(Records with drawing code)

***

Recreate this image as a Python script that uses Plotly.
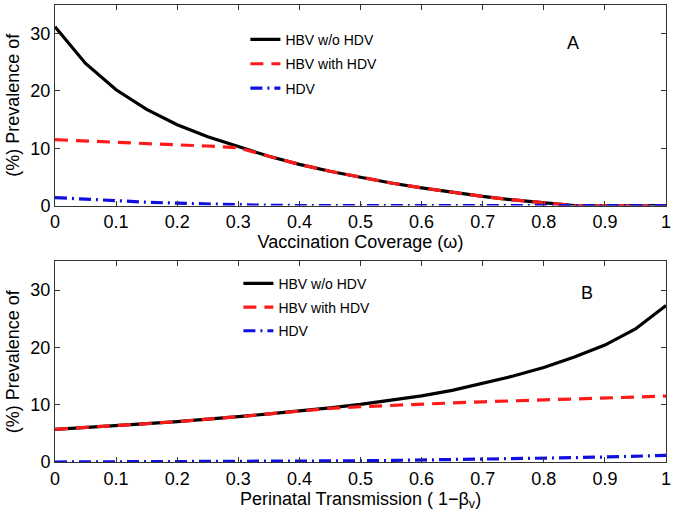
import plotly.graph_objects as go
from plotly.subplots import make_subplots

x_vals = [0, 0.05, 0.1, 0.15, 0.2, 0.25, 0.3, 0.35, 0.4, 0.45, 0.5,
          0.55, 0.6, 0.65, 0.7, 0.75, 0.8, 0.85, 0.9, 0.95, 1.0]

# Panel A: vaccination coverage
a_hbv_wo = [31.2, 24.8, 20.2, 16.8, 14.1, 12.0, 10.3, 8.6, 7.2, 6.0, 4.95,
            3.95, 3.1, 2.3, 1.6, 1.0, 0.45, 0.0, 0.0, 0.0, 0.0]
a_hbv_with = [11.5, 11.25, 11.0, 10.8, 10.6, 10.4, 10.1, 8.6, 7.2, 6.0, 4.95,
              3.95, 3.1, 2.3, 1.6, 1.0, 0.45, 0.0, 0.0, 0.0, 0.0]
a_hdv = [1.4, 1.1, 0.8, 0.6, 0.42, 0.25, 0.12, 0.05, 0.02, 0.0, 0.0,
         0.0, 0.0, 0.0, 0.0, 0.0, 0.0, 0.0, 0.0, 0.0, 0.0]

# Panel B: perinatal transmission
b_hbv_wo = [5.7, 6.0, 6.35, 6.7, 7.05, 7.45, 7.9, 8.4, 8.9, 9.45, 10.05,
            10.75, 11.55, 12.5, 13.7, 15.0, 16.5, 18.3, 20.4, 23.2, 27.3]
b_hbv_with = [5.7, 6.0, 6.35, 6.7, 7.05, 7.45, 7.9, 8.4, 8.9, 9.35, 9.65,
              9.9, 10.1, 10.3, 10.5, 10.65, 10.8, 10.95, 11.1, 11.3, 11.5]
b_hdv = [0.0, 0.01, 0.02, 0.03, 0.04, 0.05, 0.07, 0.09, 0.12, 0.16, 0.21,
         0.27, 0.33, 0.4, 0.48, 0.57, 0.66, 0.76, 0.87, 1.0, 1.15]

series_names = ["HBV w/o HDV", "HBV with HDV", "HDV"]
x_ticks = [0, 0.1, 0.2, 0.3, 0.4, 0.5, 0.6, 0.7, 0.8, 0.9, 1]
x_tick_text = ["0", "0.1", "0.2", "0.3", "0.4", "0.5", "0.6", "0.7", "0.8", "0.9", "1"]
y_ticks = [0, 10, 20, 30]

FONT = "Liberation Sans, Arial, Helvetica, sans-serif"

fig = make_subplots(rows=2, cols=1, vertical_spacing=0.122)

styles = [
    dict(color="black", width=3.2, dash="solid"),
    dict(color="#ff1a1a", width=3.2, dash="13px,8px"),
    dict(color="#1010e0", width=3.2, dash="12px,5px,2px,5px"),
]

for i, (name, ys) in enumerate(zip(series_names, [a_hbv_wo, a_hbv_with, a_hdv])):
    fig.add_trace(go.Scatter(x=x_vals, y=ys, mode="lines", name=name,
                             line=styles[i], legend="legend",
                             legendgroup="a%d" % i), row=1, col=1)
for i, (name, ys) in enumerate(zip(series_names, [b_hbv_wo, b_hbv_with, b_hdv])):
    fig.add_trace(go.Scatter(x=x_vals, y=ys, mode="lines", name=name,
                             line=styles[i], legend="legend2",
                             legendgroup="b%d" % i), row=2, col=1)

axis_common = dict(showline=True, linecolor="#333333", linewidth=1, mirror="ticks",
                   ticks="inside", ticklen=5, tickcolor="#333333", showgrid=False,
                   zeroline=False, ticklabeloverflow="allow",
                   tickfont=dict(size=18, color="black", family=FONT))

for r, title in [(1, "Vaccination Coverage (\u03c9)"),
                 (2, "Perinatal Transmission ( 1\u2212\u03b2<sub>v</sub>)")]:
    fig.update_xaxes(range=[0, 1], tickvals=x_ticks, ticktext=x_tick_text,
                     title=dict(text=title, font=dict(size=18, color="black", family=FONT),
                                standoff=4),
                     row=r, col=1, **axis_common)
    fig.update_yaxes(range=[0, 35], tickvals=y_ticks,
                     title=dict(text="(%) Prevalence of",
                                font=dict(size=18, color="black", family=FONT),
                                standoff=6),
                     row=r, col=1, **axis_common)

fig.update_yaxes(domain=[0.561, 1.0], row=1, col=1)
fig.update_yaxes(domain=[0.0, 0.439], row=2, col=1)

fig.add_annotation(x=0.847, y=28.4, xref="x", yref="y", text="A", showarrow=False,
                   font=dict(size=18, color="black", family=FONT))
fig.add_annotation(x=0.87, y=29.5, xref="x2", yref="y2", text="B", showarrow=False,
                   font=dict(size=18, color="black", family=FONT))

legend_common = dict(bgcolor="rgba(255,255,255,0)", borderwidth=0,
                     font=dict(size=14, color="black", family=FONT),
                     traceorder="grouped",
                     xanchor="left", yanchor="top", itemwidth=30)

fig.update_layout(
    width=675, height=518,
    margin=dict(l=55, r=7, t=4, b=56),
    paper_bgcolor="white", plot_bgcolor="white",
    font=dict(family=FONT, color="black"),
    legend=dict(x=(246 - 55) / 613, y=0.959, tracegroupgap=3.2, **legend_common),
    legend2=dict(x=(239 - 55) / 613, y=0.425, tracegroupgap=2.5, **legend_common),
    showlegend=True,
)

fig.write_html("out.html", config={"displayModeBar": False},
               post_script="document.body.style.margin='0';document.body.style.padding='0';")
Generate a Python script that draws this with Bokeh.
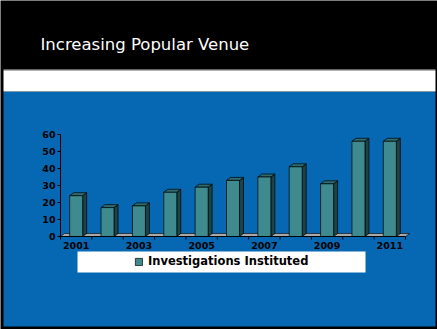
from bokeh.plotting import figure
from bokeh.models import (Range1d, BoxAnnotation, Legend, LegendItem,
                          ColumnDataSource)
from bokeh.core.properties import value
from bokeh.embed import file_html
from bokeh.resources import INLINE

# ---- data ----
years = ["2001", "2002", "2003", "2004", "2005", "2006",
         "2007", "2008", "2009", "2010", "2011"]
investigations = [24, 17, 18, 26, 29, 33, 35, 41, 31, 56, 56]
y_ticks = [0, 10, 20, 30, 40, 50, 60]
x_tick_labels = ["2001", "2003", "2005", "2007", "2009", "2011"]
title_text = "Increasing Popular Venue"
series_name = "Investigations Instituted"

# ---- styling / layout ----
BLUE = "#0668B3"
FRONT = "#3F8A8F"
SIDE = "#1C4346"
TOP = "#2E6C70"
FLOOR = "#A9A9A9"
W, H = 437, 329
FL, FR, FT, FB = 60, 405, 134, 236   # plot area in canvas pixels
FONT = "DejaVu Sans"

n = len(years)
ymax = y_ticks[-1]
px_x = (FR - FL) / n
px_y = (FB - FT) / ymax


def sx(px):  # canvas pixel -> data x
    return (px - FL) / px_x


def sy(py):  # canvas pixel -> data y
    return (FB - py) / px_y


dx = 4 / px_x
dy = 3 / px_y
hw = 6.5 / px_x

p = figure(width=W, height=H, output_backend="svg", toolbar_location=None,
           x_range=Range1d(sx(0), sx(W)), y_range=Range1d(sy(H), sy(0)),
           min_border=0, x_axis_type=None, y_axis_type=None)
p.background_fill_color = "black"
p.border_fill_color = "black"
p.outline_line_color = None
p.grid.visible = False


def band(l, r, t, b, color):
    p.add_layout(BoxAnnotation(left=sx(l), right=sx(r), top=sy(t), bottom=sy(b),
                               fill_color=color, fill_alpha=1.0,
                               line_color=None, level="underlay"))


band(3, 435, 91, 326, BLUE)
band(3, 435, 69, 70, "#C8C8C8")
band(3, 435, 70, 91, "white")
band(77, 365, 251, 272, "white")

# title
p.text(x=[sx(40)], y=[sy(44)], text=[title_text], text_color="white",
       text_font=value(FONT), text_font_size="16.5px", text_baseline="alphabetic")

# floor
p.patch([0, n, n + dx, dx], [0, 0, dy, dy], fill_color=FLOOR,
        line_color="black", line_width=0.6)

centers = [i + 0.5 for i in range(n)]
lefts = [c - hw for c in centers]
rights = [c + hw for c in centers]

side_xs = [[r, r + dx, r + dx, r] for r in rights]
side_ys = [[0, dy, v + dy, v] for v in investigations]
top_xs = [[l, r, r + dx, l + dx] for l, r in zip(lefts, rights)]
top_ys = [[v, v, v + dy, v + dy] for v in investigations]

p.patches(side_xs, side_ys, fill_color=SIDE, line_color="black", line_width=0.7)
p.patches(top_xs, top_ys, fill_color=TOP, line_color="black", line_width=0.7)
src = ColumnDataSource(dict(left=lefts, right=rights, top=investigations))
front = p.quad(left="left", right="right", bottom=0, top="top", source=src,
               fill_color=FRONT, line_color="black", line_width=0.7)

# ---- y axis ----
p.segment(x0=[0], y0=[0], x1=[0], y1=[ymax], line_color="black", line_width=1)
p.segment(x0=[sx(FL - 3)] * len(y_ticks), y0=y_ticks,
          x1=[0] * len(y_ticks), y1=y_ticks, line_color="black", line_width=1)
p.text(x=[sx(FL - 5)] * len(y_ticks), y=y_ticks, text=[str(t) for t in y_ticks],
       text_align="right", text_baseline="middle", text_color="black",
       text_font=value(FONT), text_font_style="bold", text_font_size="9.5px")

# ---- x axis ----
p.segment(x0=[0], y0=[0], x1=[n], y1=[0], line_color="black", line_width=1)
bounds = list(range(n + 1))
p.segment(x0=bounds, y0=[0] * len(bounds), x1=bounds, y1=[sy(FB + 3)] * len(bounds),
          line_color="black", line_width=1)
label_pos = [centers[years.index(y)] for y in x_tick_labels]
p.text(x=label_pos, y=[sy(FB + 5)] * len(label_pos), text=x_tick_labels,
       text_align="center", text_baseline="top", text_color="black",
       text_font=value(FONT), text_font_style="bold", text_font_size="9.5px")

# ---- legend ----
legend = Legend(items=[LegendItem(label=series_name, renderers=[front])],
                location=(134, H - 268), orientation="horizontal",
                glyph_width=9, glyph_height=9, label_height=9,
                label_standoff=5, padding=0, margin=0,
                background_fill_alpha=0, border_line_color=None,
                label_text_font=FONT, label_text_font_style="bold",
                label_text_font_size="11.5px", label_text_color="black")
p.add_layout(legend)

open("out.html", "w").write(file_html(p, INLINE))
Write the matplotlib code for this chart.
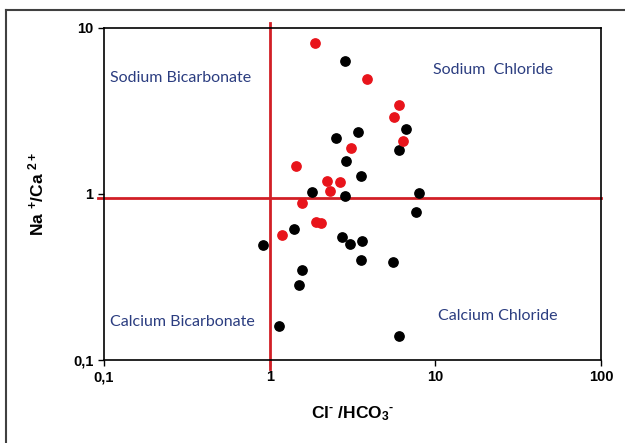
import matplotlib
matplotlib.use("Agg")
import matplotlib.pyplot as plt
from matplotlib.lines import Line2D
from matplotlib.ticker import FixedLocator, FixedFormatter, NullLocator

# Cl-/HCO3- and Na+/Ca2+ ratios, two sample groups
black_cl = [2.84, 6.66, 3.41, 2.52, 6.06, 2.88, 3.54, 1.79, 2.84, 8.0, 7.69,
            1.40, 0.91, 2.73, 3.06, 3.60, 3.54, 5.52, 1.57, 1.51, 1.14, 6.06]
black_na = [6.35, 2.47, 2.37, 2.17, 1.83, 1.58, 1.29, 1.03, 0.977, 1.01, 0.783,
            0.616, 0.493, 0.548, 0.502, 0.521, 0.401, 0.388, 0.346, 0.282, 0.160, 0.140]
red_cl = [1.88, 3.89, 6.06, 5.64, 6.41, 3.10, 1.45, 2.22, 2.67, 2.31, 1.57,
          1.91, 2.03, 1.19]
red_na = [8.07, 4.90, 3.45, 2.92, 2.08, 1.90, 1.47, 1.20, 1.18, 1.04, 0.887,
          0.675, 0.666, 0.569]

ticks = [0.1, 1, 10, 100]
tick_labels = ["0,1", "1", "10", "100"]
x_split = 1.0
y_split = 0.95

plt.rcParams['font.family'] = ['Liberation Sans', 'DejaVu Sans']
plt.rcParams['mathtext.fontset'] = 'custom'
plt.rcParams['mathtext.rm'] = 'Liberation Sans:bold'
plt.rcParams['mathtext.bf'] = 'Liberation Sans:bold'
plt.rcParams['mathtext.default'] = 'bf'

fig = plt.figure(figsize=(6.25, 4.43), dpi=100)
ax = fig.add_axes([0.1664, 0.1874, 0.7952, 0.7494])
ax.set_xscale('log')
ax.set_yscale('log')
ax.set_xlim(0.1, 100)
ax.set_ylim(0.1, 10)

ax.scatter(black_cl, black_na, s=45, color='black', zorder=3)
ax.scatter(red_cl, red_na, s=45, color='#e8141b', zorder=3)

# quadrant separators, running slightly past the frame
ax.plot([x_split, x_split], [0.088, 10.7], color='#d11f26', lw=2, clip_on=False, zorder=2)
ax.plot([0.092, 100], [y_split, y_split], color='#d11f26', lw=2, clip_on=False, zorder=2)

ax.xaxis.set_major_locator(FixedLocator(ticks))
ax.xaxis.set_major_formatter(FixedFormatter(tick_labels))
ax.xaxis.set_minor_locator(NullLocator())
ax.yaxis.set_major_locator(FixedLocator(ticks[:3]))
ax.yaxis.set_major_formatter(FixedFormatter(tick_labels[:3]))
ax.yaxis.set_minor_locator(NullLocator())
ax.tick_params(direction='out', length=4, width=1, labelsize=10.5)
for lab in ax.get_xticklabels() + ax.get_yticklabels():
    lab.set_fontweight('bold')
for sp in ax.spines.values():
    sp.set_linewidth(1.2)

ax.set_xlabel(r"Cl$^{\mathbf{\text{-}}}$ /HCO$_{3}$$^{\mathbf{\text{-}}}$", fontsize=12.5,
              fontweight='bold', labelpad=14)
ax.set_ylabel(r"Na $^{+}$/Ca $^{2+}$", fontsize=12.5, fontweight='bold', labelpad=19)

blue = '#2b3d80'
tkw = dict(color=blue, fontsize=11.5, family=['Lato', 'DejaVu Sans'], va='center')
ax.text(0.109, 5.0, "Sodium Bicarbonate", **tkw)
ax.text(9.66, 5.58, "Sodium  Chloride", **tkw)
ax.text(0.109, 0.169, "Calcium Bicarbonate", **tkw)
ax.text(10.4, 0.184, "Calcium Chloride", **tkw)

# outer chart border
fig.add_artist(Line2D([6 / 625, 6 / 625], [0, 1 - 10 / 443], color='#404040', lw=1.5))
fig.add_artist(Line2D([6 / 625, 1], [1 - 10 / 443, 1 - 10 / 443], color='#404040', lw=1.5))

fig.savefig("out.png", dpi=100)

***

## To do
In the listing above, find the line with "Generate a Python" and the line with "return (px - FL) / px_x". Set down exactly those lines and everything between them, skipping pictures.

## Solution to the exercise
Generate a Python script that draws this with Bokeh.
from bokeh.plotting import figure
from bokeh.models import (Range1d, BoxAnnotation, Legend, LegendItem,
                          ColumnDataSource)
from bokeh.core.properties import value
from bokeh.embed import file_html
from bokeh.resources import INLINE

# ---- data ----
years = ["2001", "2002", "2003", "2004", "2005", "2006",
         "2007", "2008", "2009", "2010", "2011"]
investigations = [24, 17, 18, 26, 29, 33, 35, 41, 31, 56, 56]
y_ticks = [0, 10, 20, 30, 40, 50, 60]
x_tick_labels = ["2001", "2003", "2005", "2007", "2009", "2011"]
title_text = "Increasing Popular Venue"
series_name = "Investigations Instituted"

# ---- styling / layout ----
BLUE = "#0668B3"
FRONT = "#3F8A8F"
SIDE = "#1C4346"
TOP = "#2E6C70"
FLOOR = "#A9A9A9"
W, H = 437, 329
FL, FR, FT, FB = 60, 405, 134, 236   # plot area in canvas pixels
FONT = "DejaVu Sans"

n = len(years)
ymax = y_ticks[-1]
px_x = (FR - FL) / n
px_y = (FB - FT) / ymax


def sx(px):  # canvas pixel -> data x
    return (px - FL) / px_x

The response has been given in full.